━━━ Material provided ━━━

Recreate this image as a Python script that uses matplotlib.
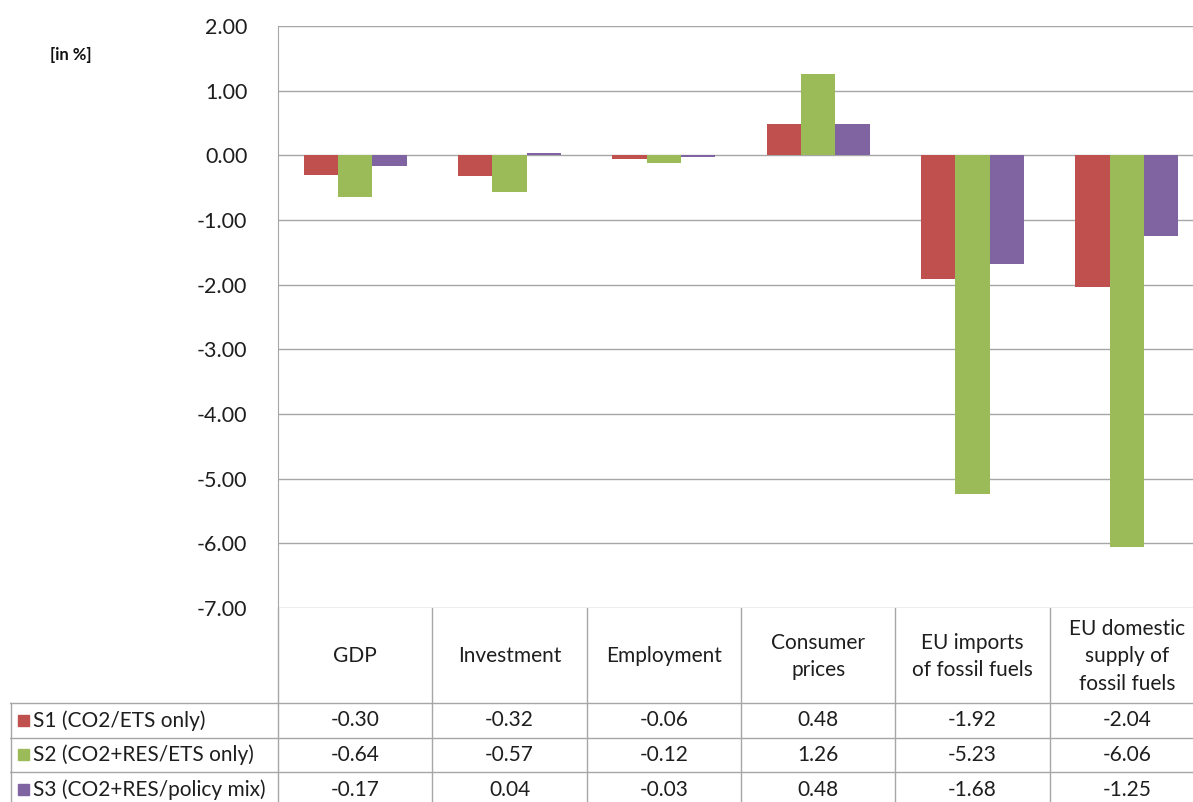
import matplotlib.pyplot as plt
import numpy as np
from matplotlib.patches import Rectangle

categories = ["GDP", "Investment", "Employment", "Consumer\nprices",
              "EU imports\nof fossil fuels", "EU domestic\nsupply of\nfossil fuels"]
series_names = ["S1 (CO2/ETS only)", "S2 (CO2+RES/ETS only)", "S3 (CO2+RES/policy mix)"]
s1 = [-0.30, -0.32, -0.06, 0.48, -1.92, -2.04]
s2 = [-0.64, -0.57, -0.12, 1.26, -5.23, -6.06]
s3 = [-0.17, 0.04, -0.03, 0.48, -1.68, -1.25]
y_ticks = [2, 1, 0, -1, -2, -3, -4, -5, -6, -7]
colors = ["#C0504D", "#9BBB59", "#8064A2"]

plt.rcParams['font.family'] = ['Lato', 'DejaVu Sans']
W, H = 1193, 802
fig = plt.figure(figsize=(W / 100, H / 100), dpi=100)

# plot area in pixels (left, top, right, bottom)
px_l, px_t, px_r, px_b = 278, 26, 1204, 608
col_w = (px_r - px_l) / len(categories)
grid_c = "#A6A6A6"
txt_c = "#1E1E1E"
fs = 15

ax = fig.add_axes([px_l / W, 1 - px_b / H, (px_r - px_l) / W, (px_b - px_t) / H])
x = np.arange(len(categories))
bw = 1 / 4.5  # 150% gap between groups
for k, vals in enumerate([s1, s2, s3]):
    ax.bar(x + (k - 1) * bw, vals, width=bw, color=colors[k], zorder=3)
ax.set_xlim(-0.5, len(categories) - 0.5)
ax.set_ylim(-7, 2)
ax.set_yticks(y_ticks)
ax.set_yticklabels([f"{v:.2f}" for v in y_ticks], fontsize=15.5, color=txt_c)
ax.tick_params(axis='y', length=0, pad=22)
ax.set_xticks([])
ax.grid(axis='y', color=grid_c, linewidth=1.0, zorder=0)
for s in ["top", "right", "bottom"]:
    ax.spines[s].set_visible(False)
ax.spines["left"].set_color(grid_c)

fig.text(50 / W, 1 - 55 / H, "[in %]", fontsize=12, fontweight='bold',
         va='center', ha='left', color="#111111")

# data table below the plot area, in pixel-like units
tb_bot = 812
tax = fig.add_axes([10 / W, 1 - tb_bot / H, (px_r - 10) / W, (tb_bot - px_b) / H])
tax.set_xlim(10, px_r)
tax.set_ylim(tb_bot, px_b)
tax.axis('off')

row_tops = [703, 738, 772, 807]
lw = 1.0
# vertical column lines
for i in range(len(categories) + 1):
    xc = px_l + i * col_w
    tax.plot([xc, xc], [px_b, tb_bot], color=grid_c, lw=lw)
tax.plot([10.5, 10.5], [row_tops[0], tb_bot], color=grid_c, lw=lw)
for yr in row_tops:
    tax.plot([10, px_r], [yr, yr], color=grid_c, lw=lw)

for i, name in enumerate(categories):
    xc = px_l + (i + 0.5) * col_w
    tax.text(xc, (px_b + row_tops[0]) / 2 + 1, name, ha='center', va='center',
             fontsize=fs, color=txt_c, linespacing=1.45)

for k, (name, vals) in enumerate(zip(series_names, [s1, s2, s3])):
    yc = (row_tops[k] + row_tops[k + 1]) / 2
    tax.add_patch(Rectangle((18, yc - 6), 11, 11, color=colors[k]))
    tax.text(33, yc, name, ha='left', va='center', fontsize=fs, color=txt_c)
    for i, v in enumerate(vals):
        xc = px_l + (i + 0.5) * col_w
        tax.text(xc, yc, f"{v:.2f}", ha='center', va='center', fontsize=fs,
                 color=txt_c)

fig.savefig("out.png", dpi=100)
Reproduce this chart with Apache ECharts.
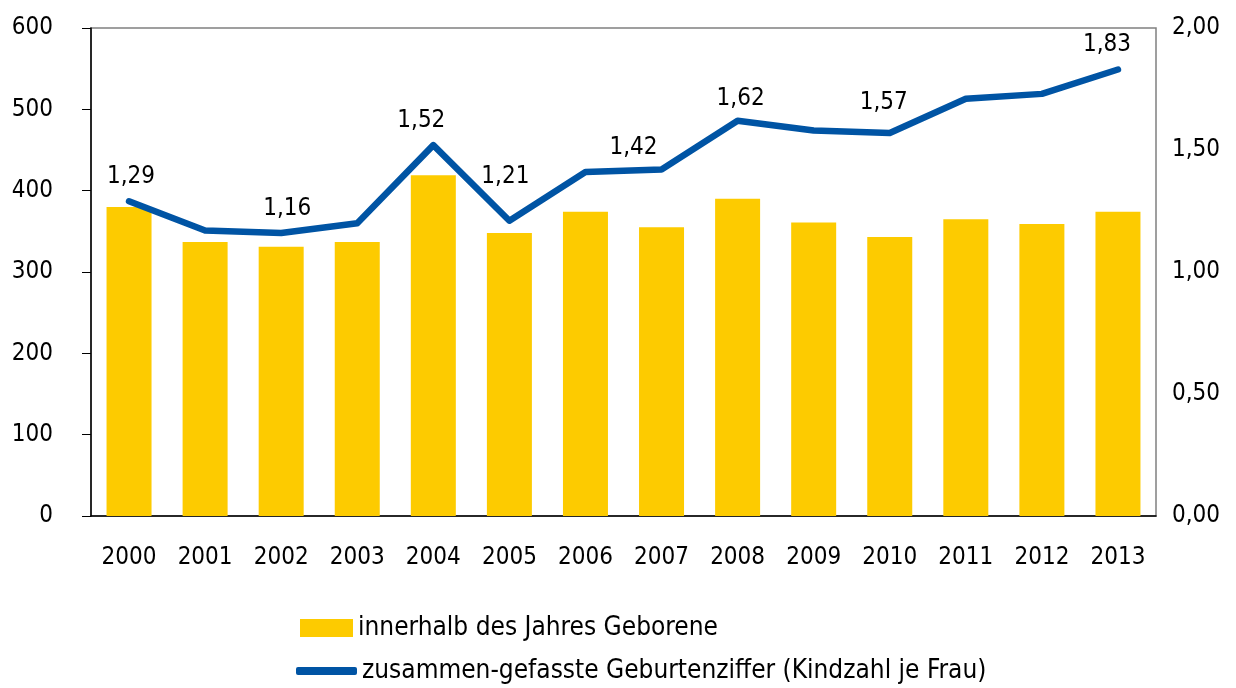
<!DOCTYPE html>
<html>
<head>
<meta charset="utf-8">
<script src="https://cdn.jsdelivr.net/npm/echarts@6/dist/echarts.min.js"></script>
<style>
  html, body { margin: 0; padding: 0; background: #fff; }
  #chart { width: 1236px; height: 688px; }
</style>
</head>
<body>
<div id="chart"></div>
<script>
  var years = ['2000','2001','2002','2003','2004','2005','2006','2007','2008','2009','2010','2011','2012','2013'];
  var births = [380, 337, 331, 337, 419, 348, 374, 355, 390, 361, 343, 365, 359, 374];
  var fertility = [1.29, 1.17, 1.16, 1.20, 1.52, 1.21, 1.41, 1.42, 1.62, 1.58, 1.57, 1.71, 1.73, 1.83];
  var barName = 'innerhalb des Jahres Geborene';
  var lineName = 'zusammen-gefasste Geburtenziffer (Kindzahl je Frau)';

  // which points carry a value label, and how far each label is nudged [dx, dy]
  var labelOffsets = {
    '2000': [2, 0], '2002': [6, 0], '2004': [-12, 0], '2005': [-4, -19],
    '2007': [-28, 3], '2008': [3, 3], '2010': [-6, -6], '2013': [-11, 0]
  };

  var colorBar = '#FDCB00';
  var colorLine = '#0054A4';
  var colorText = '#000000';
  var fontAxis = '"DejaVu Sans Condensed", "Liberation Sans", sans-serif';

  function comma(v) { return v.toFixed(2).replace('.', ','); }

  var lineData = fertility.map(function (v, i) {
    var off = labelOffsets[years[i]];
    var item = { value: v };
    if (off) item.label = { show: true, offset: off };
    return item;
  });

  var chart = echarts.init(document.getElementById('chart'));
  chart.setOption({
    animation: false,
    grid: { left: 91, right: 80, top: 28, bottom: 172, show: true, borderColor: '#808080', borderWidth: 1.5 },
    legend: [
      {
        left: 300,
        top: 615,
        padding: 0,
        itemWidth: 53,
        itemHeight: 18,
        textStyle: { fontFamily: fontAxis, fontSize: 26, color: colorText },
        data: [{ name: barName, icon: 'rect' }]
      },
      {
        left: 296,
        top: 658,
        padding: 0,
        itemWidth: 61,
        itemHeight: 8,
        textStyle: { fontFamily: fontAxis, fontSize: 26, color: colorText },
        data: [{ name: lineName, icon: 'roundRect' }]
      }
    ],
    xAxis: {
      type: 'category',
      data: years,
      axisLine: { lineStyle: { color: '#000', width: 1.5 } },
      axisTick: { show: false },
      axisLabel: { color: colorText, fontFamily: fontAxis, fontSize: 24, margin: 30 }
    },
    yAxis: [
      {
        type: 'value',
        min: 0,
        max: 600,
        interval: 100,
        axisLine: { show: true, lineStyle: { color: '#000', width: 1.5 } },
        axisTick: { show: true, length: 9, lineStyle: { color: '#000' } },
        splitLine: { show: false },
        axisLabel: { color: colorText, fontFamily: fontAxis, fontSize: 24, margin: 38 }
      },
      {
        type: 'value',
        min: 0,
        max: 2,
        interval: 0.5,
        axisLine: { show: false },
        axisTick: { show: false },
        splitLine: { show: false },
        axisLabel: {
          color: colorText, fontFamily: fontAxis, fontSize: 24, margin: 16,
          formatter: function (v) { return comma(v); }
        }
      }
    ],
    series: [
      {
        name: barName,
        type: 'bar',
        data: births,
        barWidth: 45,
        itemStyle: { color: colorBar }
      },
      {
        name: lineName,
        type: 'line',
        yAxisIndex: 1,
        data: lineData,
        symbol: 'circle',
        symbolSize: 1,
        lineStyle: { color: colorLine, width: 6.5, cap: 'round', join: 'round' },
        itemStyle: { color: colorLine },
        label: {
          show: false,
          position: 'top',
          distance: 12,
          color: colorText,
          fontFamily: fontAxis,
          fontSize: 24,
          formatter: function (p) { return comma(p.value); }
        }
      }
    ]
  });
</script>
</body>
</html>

━━━

> **Given task**:
Transcribe the full listing above exactly as it stands, minus the pictures.

> **Final result**:
Recreate this image as a Python script that uses matplotlib.
import matplotlib.pyplot as plt
import numpy as np
from matplotlib.patches import Rectangle

categories = ["GDP", "Investment", "Employment", "Consumer\nprices",
              "EU imports\nof fossil fuels", "EU domestic\nsupply of\nfossil fuels"]
series_names = ["S1 (CO2/ETS only)", "S2 (CO2+RES/ETS only)", "S3 (CO2+RES/policy mix)"]
s1 = [-0.30, -0.32, -0.06, 0.48, -1.92, -2.04]
s2 = [-0.64, -0.57, -0.12, 1.26, -5.23, -6.06]
s3 = [-0.17, 0.04, -0.03, 0.48, -1.68, -1.25]
y_ticks = [2, 1, 0, -1, -2, -3, -4, -5, -6, -7]
colors = ["#C0504D", "#9BBB59", "#8064A2"]

plt.rcParams['font.family'] = ['Lato', 'DejaVu Sans']
W, H = 1193, 802
fig = plt.figure(figsize=(W / 100, H / 100), dpi=100)

# plot area in pixels (left, top, right, bottom)
px_l, px_t, px_r, px_b = 278, 26, 1204, 608
col_w = (px_r - px_l) / len(categories)
grid_c = "#A6A6A6"
txt_c = "#1E1E1E"
fs = 15

ax = fig.add_axes([px_l / W, 1 - px_b / H, (px_r - px_l) / W, (px_b - px_t) / H])
x = np.arange(len(categories))
bw = 1 / 4.5  # 150% gap between groups
for k, vals in enumerate([s1, s2, s3]):
    ax.bar(x + (k - 1) * bw, vals, width=bw, color=colors[k], zorder=3)
ax.set_xlim(-0.5, len(categories) - 0.5)
ax.set_ylim(-7, 2)
ax.set_yticks(y_ticks)
ax.set_yticklabels([f"{v:.2f}" for v in y_ticks], fontsize=15.5, color=txt_c)
ax.tick_params(axis='y', length=0, pad=22)
ax.set_xticks([])
ax.grid(axis='y', color=grid_c, linewidth=1.0, zorder=0)
for s in ["top", "right", "bottom"]:
    ax.spines[s].set_visible(False)
ax.spines["left"].set_color(grid_c)

fig.text(50 / W, 1 - 55 / H, "[in %]", fontsize=12, fontweight='bold',
         va='center', ha='left', color="#111111")

# data table below the plot area, in pixel-like units
tb_bot = 812
tax = fig.add_axes([10 / W, 1 - tb_bot / H, (px_r - 10) / W, (tb_bot - px_b) / H])
tax.set_xlim(10, px_r)
tax.set_ylim(tb_bot, px_b)
tax.axis('off')

row_tops = [703, 738, 772, 807]
lw = 1.0
# vertical column lines
for i in range(len(categories) + 1):
    xc = px_l + i * col_w
    tax.plot([xc, xc], [px_b, tb_bot], color=grid_c, lw=lw)
tax.plot([10.5, 10.5], [row_tops[0], tb_bot], color=grid_c, lw=lw)
for yr in row_tops:
    tax.plot([10, px_r], [yr, yr], color=grid_c, lw=lw)

for i, name in enumerate(categories):
    xc = px_l + (i + 0.5) * col_w
    tax.text(xc, (px_b + row_tops[0]) / 2 + 1, name, ha='center', va='center',
             fontsize=fs, color=txt_c, linespacing=1.45)

for k, (name, vals) in enumerate(zip(series_names, [s1, s2, s3])):
    yc = (row_tops[k] + row_tops[k + 1]) / 2
    tax.add_patch(Rectangle((18, yc - 6), 11, 11, color=colors[k]))
    tax.text(33, yc, name, ha='left', va='center', fontsize=fs, color=txt_c)
    for i, v in enumerate(vals):
        xc = px_l + (i + 0.5) * col_w
        tax.text(xc, yc, f"{v:.2f}", ha='center', va='center', fontsize=fs,
                 color=txt_c)

fig.savefig("out.png", dpi=100)
Reproduce this chart with Apache ECharts.
<!DOCTYPE html>
<html>
<head>
<meta charset="utf-8">
<script src="https://cdn.jsdelivr.net/npm/echarts@6/dist/echarts.min.js"></script>
<style>
  html, body { margin: 0; padding: 0; background: #fff; }
  #chart { width: 1236px; height: 688px; }
</style>
</head>
<body>
<div id="chart"></div>
<script>
  var years = ['2000','2001','2002','2003','2004','2005','2006','2007','2008','2009','2010','2011','2012','2013'];
  var births = [380, 337, 331, 337, 419, 348, 374, 355, 390, 361, 343, 365, 359, 374];
  var fertility = [1.29, 1.17, 1.16, 1.20, 1.52, 1.21, 1.41, 1.42, 1.62, 1.58, 1.57, 1.71, 1.73, 1.83];
  var barName = 'innerhalb des Jahres Geborene';
  var lineName = 'zusammen-gefasste Geburtenziffer (Kindzahl je Frau)';

  // which points carry a value label, and how far each label is nudged [dx, dy]
  var labelOffsets = {
    '2000': [2, 0], '2002': [6, 0], '2004': [-12, 0], '2005': [-4, -19],
    '2007': [-28, 3], '2008': [3, 3], '2010': [-6, -6], '2013': [-11, 0]
  };

  var colorBar = '#FDCB00';
  var colorLine = '#0054A4';
  var colorText = '#000000';
  var fontAxis = '"DejaVu Sans Condensed", "Liberation Sans", sans-serif';

  function comma(v) { return v.toFixed(2).replace('.', ','); }

  var lineData = fertility.map(function (v, i) {
    var off = labelOffsets[years[i]];
    var item = { value: v };
    if (off) item.label = { show: true, offset: off };
    return item;
  });

  var chart = echarts.init(document.getElementById('chart'));
  chart.setOption({
    animation: false,
    grid: { left: 91, right: 80, top: 28, bottom: 172, show: true, borderColor: '#808080', borderWidth: 1.5 },
    legend: [
      {
        left: 300,
        top: 615,
        padding: 0,
        itemWidth: 53,
        itemHeight: 18,
        textStyle: { fontFamily: fontAxis, fontSize: 26, color: colorText },
        data: [{ name: barName, icon: 'rect' }]
      },
      {
        left: 296,
        top: 658,
        padding: 0,
        itemWidth: 61,
        itemHeight: 8,
        textStyle: { fontFamily: fontAxis, fontSize: 26, color: colorText },
        data: [{ name: lineName, icon: 'roundRect' }]
      }
    ],
    xAxis: {
      type: 'category',
      data: years,
      axisLine: { lineStyle: { color: '#000', width: 1.5 } },
      axisTick: { show: false },
      axisLabel: { color: colorText, fontFamily: fontAxis, fontSize: 24, margin: 30 }
    },
    yAxis: [
      {
        type: 'value',
        min: 0,
        max: 600,
        interval: 100,
        axisLine: { show: true, lineStyle: { color: '#000', width: 1.5 } },
        axisTick: { show: true, length: 9, lineStyle: { color: '#000' } },
        splitLine: { show: false },
        axisLabel: { color: colorText, fontFamily: fontAxis, fontSize: 24, margin: 38 }
      },
      {
        type: 'value',
        min: 0,
        max: 2,
        interval: 0.5,
        axisLine: { show: false },
        axisTick: { show: false },
        splitLine: { show: false },
        axisLabel: {
          color: colorText, fontFamily: fontAxis, fontSize: 24, margin: 16,
          formatter: function (v) { return comma(v); }
        }
      }
    ],
    series: [
      {
        name: barName,
        type: 'bar',
        data: births,
        barWidth: 45,
        itemStyle: { color: colorBar }
      },
      {
        name: lineName,
        type: 'line',
        yAxisIndex: 1,
        data: lineData,
        symbol: 'circle',
        symbolSize: 1,
        lineStyle: { color: colorLine, width: 6.5, cap: 'round', join: 'round' },
        itemStyle: { color: colorLine },
        label: {
          show: false,
          position: 'top',
          distance: 12,
          color: colorText,
          fontFamily: fontAxis,
          fontSize: 24,
          formatter: function (p) { return comma(p.value); }
        }
      }
    ]
  });
</script>
</body>
</html>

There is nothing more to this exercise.